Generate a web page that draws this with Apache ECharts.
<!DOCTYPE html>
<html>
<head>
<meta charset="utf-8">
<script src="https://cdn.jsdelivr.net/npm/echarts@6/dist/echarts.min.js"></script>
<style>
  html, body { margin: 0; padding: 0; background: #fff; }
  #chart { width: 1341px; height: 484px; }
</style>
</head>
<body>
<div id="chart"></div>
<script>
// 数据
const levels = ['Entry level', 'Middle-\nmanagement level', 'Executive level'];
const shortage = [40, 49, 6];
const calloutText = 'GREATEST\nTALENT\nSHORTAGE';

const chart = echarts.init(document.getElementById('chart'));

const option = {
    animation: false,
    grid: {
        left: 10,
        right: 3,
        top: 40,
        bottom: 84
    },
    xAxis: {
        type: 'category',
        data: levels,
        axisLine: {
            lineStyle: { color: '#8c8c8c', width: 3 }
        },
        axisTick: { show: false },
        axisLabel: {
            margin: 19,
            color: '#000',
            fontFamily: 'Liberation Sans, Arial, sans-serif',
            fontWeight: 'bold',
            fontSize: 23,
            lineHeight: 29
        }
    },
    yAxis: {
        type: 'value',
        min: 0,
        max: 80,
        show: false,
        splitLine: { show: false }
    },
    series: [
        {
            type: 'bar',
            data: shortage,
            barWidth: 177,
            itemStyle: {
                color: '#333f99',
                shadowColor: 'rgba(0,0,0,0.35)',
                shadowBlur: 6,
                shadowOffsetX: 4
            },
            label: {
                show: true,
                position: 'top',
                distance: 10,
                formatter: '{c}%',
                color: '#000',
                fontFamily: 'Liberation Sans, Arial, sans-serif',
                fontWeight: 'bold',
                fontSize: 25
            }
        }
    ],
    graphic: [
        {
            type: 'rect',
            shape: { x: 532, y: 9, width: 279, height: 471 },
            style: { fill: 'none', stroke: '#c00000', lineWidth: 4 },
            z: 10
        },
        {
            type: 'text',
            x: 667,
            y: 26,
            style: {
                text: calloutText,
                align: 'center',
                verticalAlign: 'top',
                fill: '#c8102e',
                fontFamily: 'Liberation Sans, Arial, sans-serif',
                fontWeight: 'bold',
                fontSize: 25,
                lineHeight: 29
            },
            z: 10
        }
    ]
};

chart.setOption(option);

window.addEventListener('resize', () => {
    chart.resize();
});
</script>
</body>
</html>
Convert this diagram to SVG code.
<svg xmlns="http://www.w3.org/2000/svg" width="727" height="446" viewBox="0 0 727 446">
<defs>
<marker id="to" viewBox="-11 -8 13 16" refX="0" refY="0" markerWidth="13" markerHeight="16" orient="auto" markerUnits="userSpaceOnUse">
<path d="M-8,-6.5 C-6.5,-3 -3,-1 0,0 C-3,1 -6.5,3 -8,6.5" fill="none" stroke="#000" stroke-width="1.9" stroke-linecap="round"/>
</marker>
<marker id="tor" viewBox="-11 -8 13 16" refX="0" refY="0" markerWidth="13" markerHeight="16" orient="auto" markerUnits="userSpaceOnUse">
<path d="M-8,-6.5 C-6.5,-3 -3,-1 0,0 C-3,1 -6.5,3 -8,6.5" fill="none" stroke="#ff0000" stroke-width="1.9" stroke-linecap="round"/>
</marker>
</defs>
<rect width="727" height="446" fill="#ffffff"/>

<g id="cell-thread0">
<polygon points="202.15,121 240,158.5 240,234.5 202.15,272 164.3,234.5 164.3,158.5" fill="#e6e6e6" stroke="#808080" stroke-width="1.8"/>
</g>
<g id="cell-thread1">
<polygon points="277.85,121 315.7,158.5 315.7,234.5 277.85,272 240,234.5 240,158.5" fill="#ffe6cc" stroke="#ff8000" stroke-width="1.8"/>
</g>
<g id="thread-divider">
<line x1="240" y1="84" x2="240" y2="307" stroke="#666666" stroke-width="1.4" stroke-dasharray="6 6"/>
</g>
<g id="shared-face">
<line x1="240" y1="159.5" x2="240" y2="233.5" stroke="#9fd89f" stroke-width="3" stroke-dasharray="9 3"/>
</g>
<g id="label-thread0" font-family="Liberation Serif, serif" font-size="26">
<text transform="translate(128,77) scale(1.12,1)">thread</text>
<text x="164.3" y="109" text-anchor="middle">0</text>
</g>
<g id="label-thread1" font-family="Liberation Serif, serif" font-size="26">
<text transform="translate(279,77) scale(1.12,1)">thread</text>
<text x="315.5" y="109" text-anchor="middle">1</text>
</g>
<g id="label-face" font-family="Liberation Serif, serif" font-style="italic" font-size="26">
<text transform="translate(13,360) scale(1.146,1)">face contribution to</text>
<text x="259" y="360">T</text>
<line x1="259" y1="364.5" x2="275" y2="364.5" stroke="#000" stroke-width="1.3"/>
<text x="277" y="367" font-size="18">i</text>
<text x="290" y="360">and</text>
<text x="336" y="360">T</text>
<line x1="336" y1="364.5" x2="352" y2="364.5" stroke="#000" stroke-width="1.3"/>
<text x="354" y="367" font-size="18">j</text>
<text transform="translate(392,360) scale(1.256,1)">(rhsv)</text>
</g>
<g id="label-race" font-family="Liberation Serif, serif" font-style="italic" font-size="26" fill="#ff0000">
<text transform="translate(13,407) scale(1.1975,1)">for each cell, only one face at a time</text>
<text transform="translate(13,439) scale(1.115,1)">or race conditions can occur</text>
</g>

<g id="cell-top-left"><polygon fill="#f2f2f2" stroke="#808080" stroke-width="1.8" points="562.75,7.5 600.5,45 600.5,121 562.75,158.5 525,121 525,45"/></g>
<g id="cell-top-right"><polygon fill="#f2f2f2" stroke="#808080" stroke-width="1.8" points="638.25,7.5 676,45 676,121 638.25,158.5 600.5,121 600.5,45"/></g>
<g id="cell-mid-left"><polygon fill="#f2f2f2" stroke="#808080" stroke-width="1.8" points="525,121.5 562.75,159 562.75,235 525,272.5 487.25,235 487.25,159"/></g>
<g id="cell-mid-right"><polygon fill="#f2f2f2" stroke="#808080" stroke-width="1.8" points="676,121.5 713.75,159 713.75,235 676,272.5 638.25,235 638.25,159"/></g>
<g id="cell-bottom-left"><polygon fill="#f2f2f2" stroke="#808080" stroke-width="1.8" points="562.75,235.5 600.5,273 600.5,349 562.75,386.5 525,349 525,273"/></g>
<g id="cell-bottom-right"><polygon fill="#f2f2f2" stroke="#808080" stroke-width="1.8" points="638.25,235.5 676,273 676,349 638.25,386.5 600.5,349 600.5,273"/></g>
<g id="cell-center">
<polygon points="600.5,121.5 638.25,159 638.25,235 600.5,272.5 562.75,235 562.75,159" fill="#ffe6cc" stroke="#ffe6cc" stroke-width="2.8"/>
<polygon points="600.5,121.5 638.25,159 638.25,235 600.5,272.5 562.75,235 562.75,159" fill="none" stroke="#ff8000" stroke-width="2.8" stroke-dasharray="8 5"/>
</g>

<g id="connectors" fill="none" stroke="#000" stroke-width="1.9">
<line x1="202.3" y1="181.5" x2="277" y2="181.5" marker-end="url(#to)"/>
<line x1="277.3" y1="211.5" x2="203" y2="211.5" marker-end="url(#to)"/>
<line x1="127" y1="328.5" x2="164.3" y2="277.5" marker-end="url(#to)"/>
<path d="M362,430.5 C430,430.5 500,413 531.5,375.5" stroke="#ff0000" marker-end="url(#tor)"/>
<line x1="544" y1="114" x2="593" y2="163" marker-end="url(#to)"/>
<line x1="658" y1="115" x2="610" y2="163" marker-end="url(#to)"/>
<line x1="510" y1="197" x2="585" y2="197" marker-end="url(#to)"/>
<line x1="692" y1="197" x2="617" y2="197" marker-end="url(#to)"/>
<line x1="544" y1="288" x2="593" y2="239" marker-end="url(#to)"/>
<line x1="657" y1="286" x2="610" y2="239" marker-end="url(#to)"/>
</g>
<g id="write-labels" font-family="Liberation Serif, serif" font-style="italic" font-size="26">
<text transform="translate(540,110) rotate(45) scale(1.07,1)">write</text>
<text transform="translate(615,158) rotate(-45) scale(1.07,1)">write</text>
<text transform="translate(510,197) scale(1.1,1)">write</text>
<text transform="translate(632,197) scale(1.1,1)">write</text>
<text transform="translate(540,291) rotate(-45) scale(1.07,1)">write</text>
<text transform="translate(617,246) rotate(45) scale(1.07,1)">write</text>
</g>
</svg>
========================================================================
Task brief: Quote only the stretch of lines that starts the data above and ends with the line containing "const chart = echarts.init(document.getElementById('chart'));", both included.

Result for this task:
Generate a web page that draws this with Apache ECharts.
<!DOCTYPE html>
<html>
<head>
<meta charset="utf-8">
<script src="https://cdn.jsdelivr.net/npm/echarts@6/dist/echarts.min.js"></script>
<style>
  html, body { margin: 0; padding: 0; background: #fff; }
  #chart { width: 1341px; height: 484px; }
</style>
</head>
<body>
<div id="chart"></div>
<script>
// 数据
const levels = ['Entry level', 'Middle-\nmanagement level', 'Executive level'];
const shortage = [40, 49, 6];
const calloutText = 'GREATEST\nTALENT\nSHORTAGE';

const chart = echarts.init(document.getElementById('chart'));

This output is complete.